■ **What is expected**
Copy the data that follows, character for character, minus the pictures.

■ **Given information**
[Begin]
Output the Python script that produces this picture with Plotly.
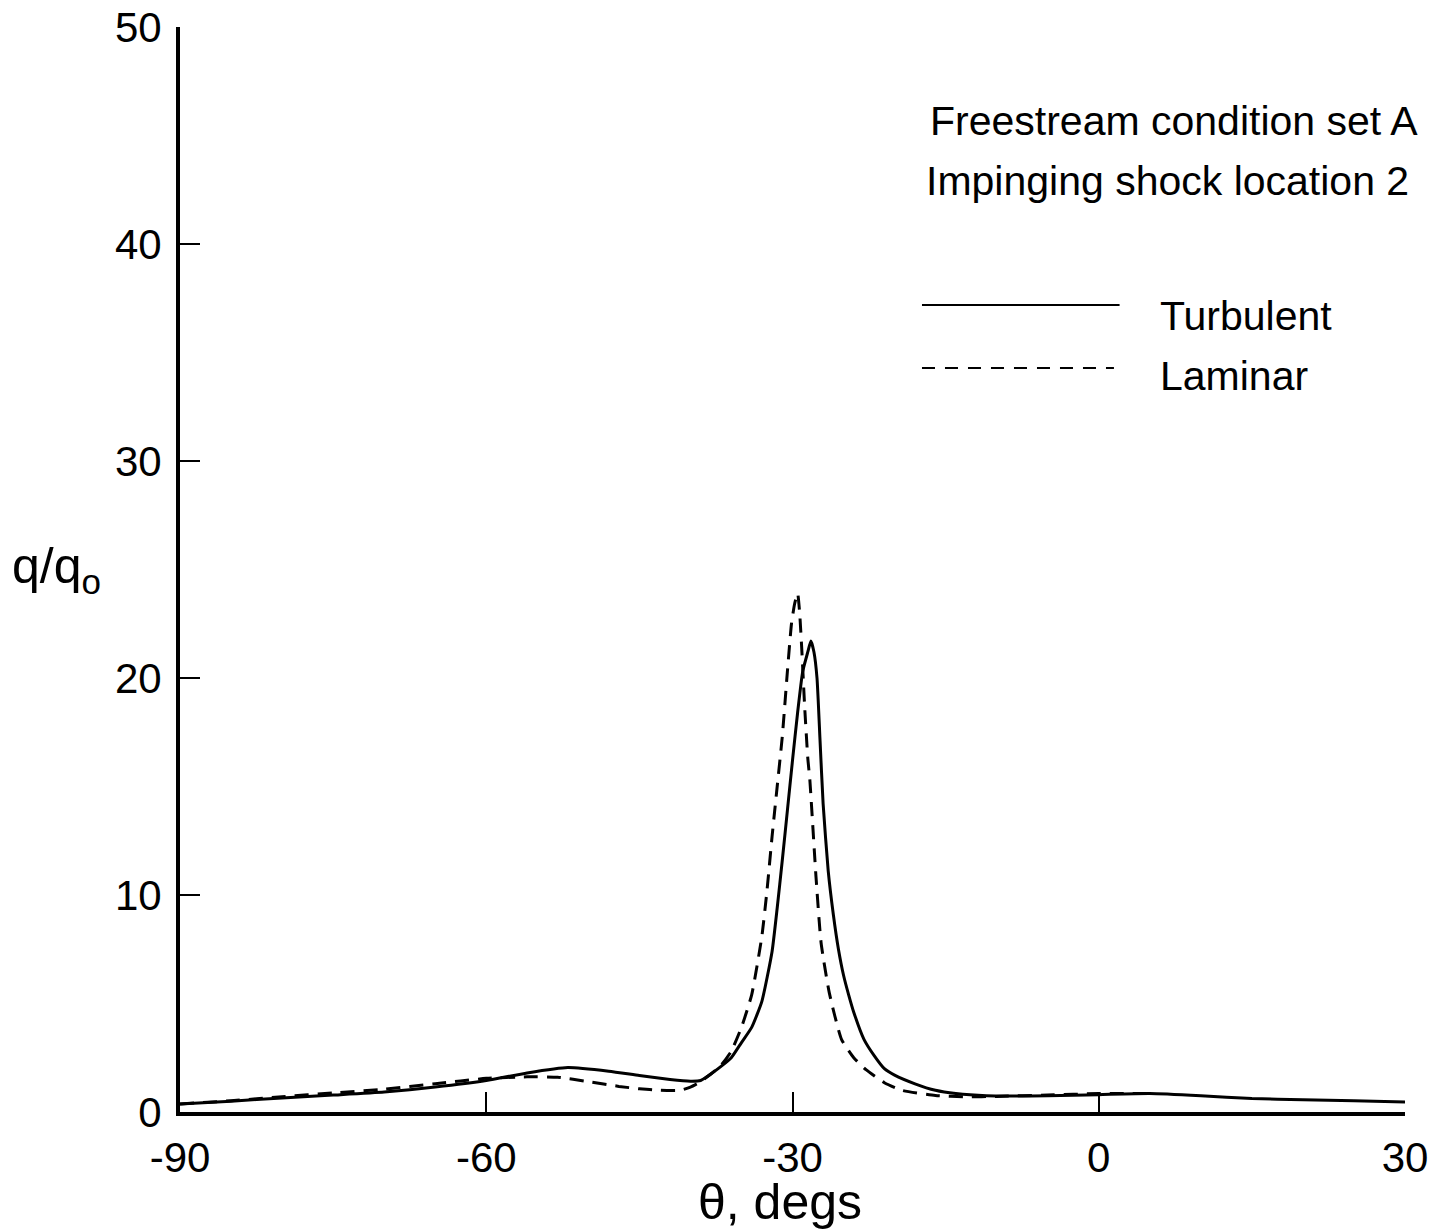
import plotly.graph_objects as go

# Turbulent series
turb_theta = [-90, -85, -80, -75, -70, -65, -60, -56, -52, -48, -45, -42, -40, -39,
              -38, -37, -36, -35, -34, -33, -32, -31.5, -31, -30.5, -30, -29.5, -29,
              -28.5, -28.2, -27.9, -27.6, -27.3, -27, -26.5, -26, -25.5, -25, -24.5,
              -24, -23, -22, -21, -20, -18, -16, -14, -11, -5, 0, 5, 10, 15, 20, 25, 30]
turb_q = [0.37, 0.5, 0.65, 0.78, 0.92, 1.15, 1.45, 1.8, 2.05, 1.88, 1.68, 1.5, 1.42, 1.45,
          1.75, 2.1, 2.5, 3.2, 3.9, 5.1, 7.4, 9.4, 11.6, 13.9, 16.2, 18.4, 20.3,
          21.2, 21.7, 21.2, 20.0, 17.1, 14.2, 11.1, 9.1, 7.5, 6.3, 5.4,
          4.6, 3.35, 2.6, 2.0, 1.7, 1.3, 1.0, 0.85, 0.75, 0.75, 0.8, 0.85, 0.75, 0.62, 0.56, 0.52, 0.46]

# Laminar series
lam_theta = [-90, -85, -80, -75, -70, -65, -60, -56, -53, -50, -47, -45, -43, -41, -40, -39,
             -38, -37, -36, -35, -34, -33, -32.5, -32, -31.5, -31, -30.5, -30.1, -29.8, -29.5,
             -29.3, -29.1, -28.8, -28.5, -28.3, -27.7, -27.2, -26.4, -25.2, -24, -22.8, -21,
             -19.3, -16, -13, -10, -5, 0, 5]
lam_q = [0.37, 0.52, 0.7, 0.88, 1.05, 1.3, 1.55, 1.62, 1.6, 1.4, 1.18, 1.07, 1.0, 1.0, 1.15, 1.4,
         1.75, 2.15, 2.8, 3.9, 5.4, 8.1, 10.2, 12.7, 15.0, 17.3, 20.3, 22.5, 23.4, 23.9,
         23.0, 21.4, 18.6, 16.3, 15.3, 10.85, 7.8, 5.5, 3.35, 2.5, 1.95, 1.35,
         1.0, 0.76, 0.7, 0.72, 0.78, 0.85, 0.85]

x_ticks = [-90, -60, -30, 0, 30]
y_ticks = [0, 10, 20, 30, 40, 50]

FONT = "Liberation Sans, Arial, Helvetica, sans-serif"

fig = go.Figure()
fig.add_trace(go.Scatter(x=turb_theta, y=turb_q, mode="lines", name="Turbulent",
                         line=dict(color="black", width=3, shape="spline", smoothing=0.5)))
fig.add_trace(go.Scatter(x=lam_theta, y=lam_q, mode="lines", name="Laminar",
                         line=dict(color="black", width=3, dash="14px,9px", shape="spline", smoothing=0.5)))

fig.update_layout(
    width=1430, height=1232,
    margin=dict(l=180, r=25, t=27, b=120),
    paper_bgcolor="white", plot_bgcolor="white",
    showlegend=False,
    font=dict(family=FONT, color="black", size=42),
)
fig.update_xaxes(range=[-90, 30], tickvals=x_ticks, ticktext=[str(v) for v in x_ticks],
                 ticks="inside", ticklen=20, tickwidth=2, tickcolor="black",
                 showline=True, linewidth=4, linecolor="black", showgrid=False, zeroline=False,
                 automargin=False, ticklabeloverflow="allow",
                 ticklabelstandoff=6, tickfont=dict(size=42, family=FONT))
fig.update_yaxes(range=[0, 50], tickvals=y_ticks, ticktext=[str(v) for v in y_ticks],
                 ticks="inside", ticklen=20, tickwidth=2, tickcolor="black",
                 showline=True, linewidth=4, linecolor="black", showgrid=False, zeroline=False,
                 automargin=False, ticklabeloverflow="allow",
                 ticklabelstandoff=6, tickfont=dict(size=42, family=FONT))

# Axis titles
fig.add_annotation(text="θ, degs", xref="paper", yref="paper", x=0.49, y=-0.111,
                   xanchor="center", yanchor="bottom", showarrow=False,
                   font=dict(size=50, family=FONT))
fig.add_annotation(text="q/q<sub>o</sub>", xref="paper", yref="paper", x=-0.1390, y=0.50,
                   xanchor="left", yanchor="middle", showarrow=False,
                   font=dict(size=50, family=FONT))

# Descriptive text
fig.add_annotation(text="Freestream condition set A", xref="paper", yref="paper",
                   x=0.6106, y=0.9134, xanchor="left", yanchor="middle", showarrow=False,
                   font=dict(size=41, family=FONT))
fig.add_annotation(text="Impinging shock location 2", xref="paper", yref="paper",
                   x=0.607, y=0.858, xanchor="left", yanchor="middle", showarrow=False,
                   font=dict(size=41, family=FONT))

# Legend (drawn manually)
fig.add_shape(type="line", xref="paper", yref="paper", x0=0.6057, x1=0.767, y0=0.7438, y1=0.7438,
              line=dict(color="black", width=2))
fig.add_shape(type="line", xref="paper", yref="paper", x0=0.6057, x1=0.7624, y0=0.6857, y1=0.6857,
              line=dict(color="black", width=2, dash="13px,10px"))
fig.add_annotation(text="Turbulent", xref="paper", yref="paper", x=0.798, y=0.7336,
                   xanchor="left", yanchor="middle", showarrow=False, font=dict(size=41, family=FONT))
fig.add_annotation(text="Laminar", xref="paper", yref="paper", x=0.798, y=0.678,
                   xanchor="left", yanchor="middle", showarrow=False, font=dict(size=41, family=FONT))

fig.write_html("out.html", config={"displayModeBar": False},
               post_script="document.body.style.margin='0px';document.body.style.overflow='hidden';")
[End]
■ **Written response**
Output the Python script that produces this picture with Plotly.
import plotly.graph_objects as go

# Turbulent series
turb_theta = [-90, -85, -80, -75, -70, -65, -60, -56, -52, -48, -45, -42, -40, -39,
              -38, -37, -36, -35, -34, -33, -32, -31.5, -31, -30.5, -30, -29.5, -29,
              -28.5, -28.2, -27.9, -27.6, -27.3, -27, -26.5, -26, -25.5, -25, -24.5,
              -24, -23, -22, -21, -20, -18, -16, -14, -11, -5, 0, 5, 10, 15, 20, 25, 30]
turb_q = [0.37, 0.5, 0.65, 0.78, 0.92, 1.15, 1.45, 1.8, 2.05, 1.88, 1.68, 1.5, 1.42, 1.45,
          1.75, 2.1, 2.5, 3.2, 3.9, 5.1, 7.4, 9.4, 11.6, 13.9, 16.2, 18.4, 20.3,
          21.2, 21.7, 21.2, 20.0, 17.1, 14.2, 11.1, 9.1, 7.5, 6.3, 5.4,
          4.6, 3.35, 2.6, 2.0, 1.7, 1.3, 1.0, 0.85, 0.75, 0.75, 0.8, 0.85, 0.75, 0.62, 0.56, 0.52, 0.46]

# Laminar series
lam_theta = [-90, -85, -80, -75, -70, -65, -60, -56, -53, -50, -47, -45, -43, -41, -40, -39,
             -38, -37, -36, -35, -34, -33, -32.5, -32, -31.5, -31, -30.5, -30.1, -29.8, -29.5,
             -29.3, -29.1, -28.8, -28.5, -28.3, -27.7, -27.2, -26.4, -25.2, -24, -22.8, -21,
             -19.3, -16, -13, -10, -5, 0, 5]
lam_q = [0.37, 0.52, 0.7, 0.88, 1.05, 1.3, 1.55, 1.62, 1.6, 1.4, 1.18, 1.07, 1.0, 1.0, 1.15, 1.4,
         1.75, 2.15, 2.8, 3.9, 5.4, 8.1, 10.2, 12.7, 15.0, 17.3, 20.3, 22.5, 23.4, 23.9,
         23.0, 21.4, 18.6, 16.3, 15.3, 10.85, 7.8, 5.5, 3.35, 2.5, 1.95, 1.35,
         1.0, 0.76, 0.7, 0.72, 0.78, 0.85, 0.85]

x_ticks = [-90, -60, -30, 0, 30]
y_ticks = [0, 10, 20, 30, 40, 50]

FONT = "Liberation Sans, Arial, Helvetica, sans-serif"

fig = go.Figure()
fig.add_trace(go.Scatter(x=turb_theta, y=turb_q, mode="lines", name="Turbulent",
                         line=dict(color="black", width=3, shape="spline", smoothing=0.5)))
fig.add_trace(go.Scatter(x=lam_theta, y=lam_q, mode="lines", name="Laminar",
                         line=dict(color="black", width=3, dash="14px,9px", shape="spline", smoothing=0.5)))

fig.update_layout(
    width=1430, height=1232,
    margin=dict(l=180, r=25, t=27, b=120),
    paper_bgcolor="white", plot_bgcolor="white",
    showlegend=False,
    font=dict(family=FONT, color="black", size=42),
)
fig.update_xaxes(range=[-90, 30], tickvals=x_ticks, ticktext=[str(v) for v in x_ticks],
                 ticks="inside", ticklen=20, tickwidth=2, tickcolor="black",
                 showline=True, linewidth=4, linecolor="black", showgrid=False, zeroline=False,
                 automargin=False, ticklabeloverflow="allow",
                 ticklabelstandoff=6, tickfont=dict(size=42, family=FONT))
fig.update_yaxes(range=[0, 50], tickvals=y_ticks, ticktext=[str(v) for v in y_ticks],
                 ticks="inside", ticklen=20, tickwidth=2, tickcolor="black",
                 showline=True, linewidth=4, linecolor="black", showgrid=False, zeroline=False,
                 automargin=False, ticklabeloverflow="allow",
                 ticklabelstandoff=6, tickfont=dict(size=42, family=FONT))

# Axis titles
fig.add_annotation(text="θ, degs", xref="paper", yref="paper", x=0.49, y=-0.111,
                   xanchor="center", yanchor="bottom", showarrow=False,
                   font=dict(size=50, family=FONT))
fig.add_annotation(text="q/q<sub>o</sub>", xref="paper", yref="paper", x=-0.1390, y=0.50,
                   xanchor="left", yanchor="middle", showarrow=False,
                   font=dict(size=50, family=FONT))

# Descriptive text
fig.add_annotation(text="Freestream condition set A", xref="paper", yref="paper",
                   x=0.6106, y=0.9134, xanchor="left", yanchor="middle", showarrow=False,
                   font=dict(size=41, family=FONT))
fig.add_annotation(text="Impinging shock location 2", xref="paper", yref="paper",
                   x=0.607, y=0.858, xanchor="left", yanchor="middle", showarrow=False,
                   font=dict(size=41, family=FONT))

# Legend (drawn manually)
fig.add_shape(type="line", xref="paper", yref="paper", x0=0.6057, x1=0.767, y0=0.7438, y1=0.7438,
              line=dict(color="black", width=2))
fig.add_shape(type="line", xref="paper", yref="paper", x0=0.6057, x1=0.7624, y0=0.6857, y1=0.6857,
              line=dict(color="black", width=2, dash="13px,10px"))
fig.add_annotation(text="Turbulent", xref="paper", yref="paper", x=0.798, y=0.7336,
                   xanchor="left", yanchor="middle", showarrow=False, font=dict(size=41, family=FONT))
fig.add_annotation(text="Laminar", xref="paper", yref="paper", x=0.798, y=0.678,
                   xanchor="left", yanchor="middle", showarrow=False, font=dict(size=41, family=FONT))

fig.write_html("out.html", config={"displayModeBar": False},
               post_script="document.body.style.margin='0px';document.body.style.overflow='hidden';")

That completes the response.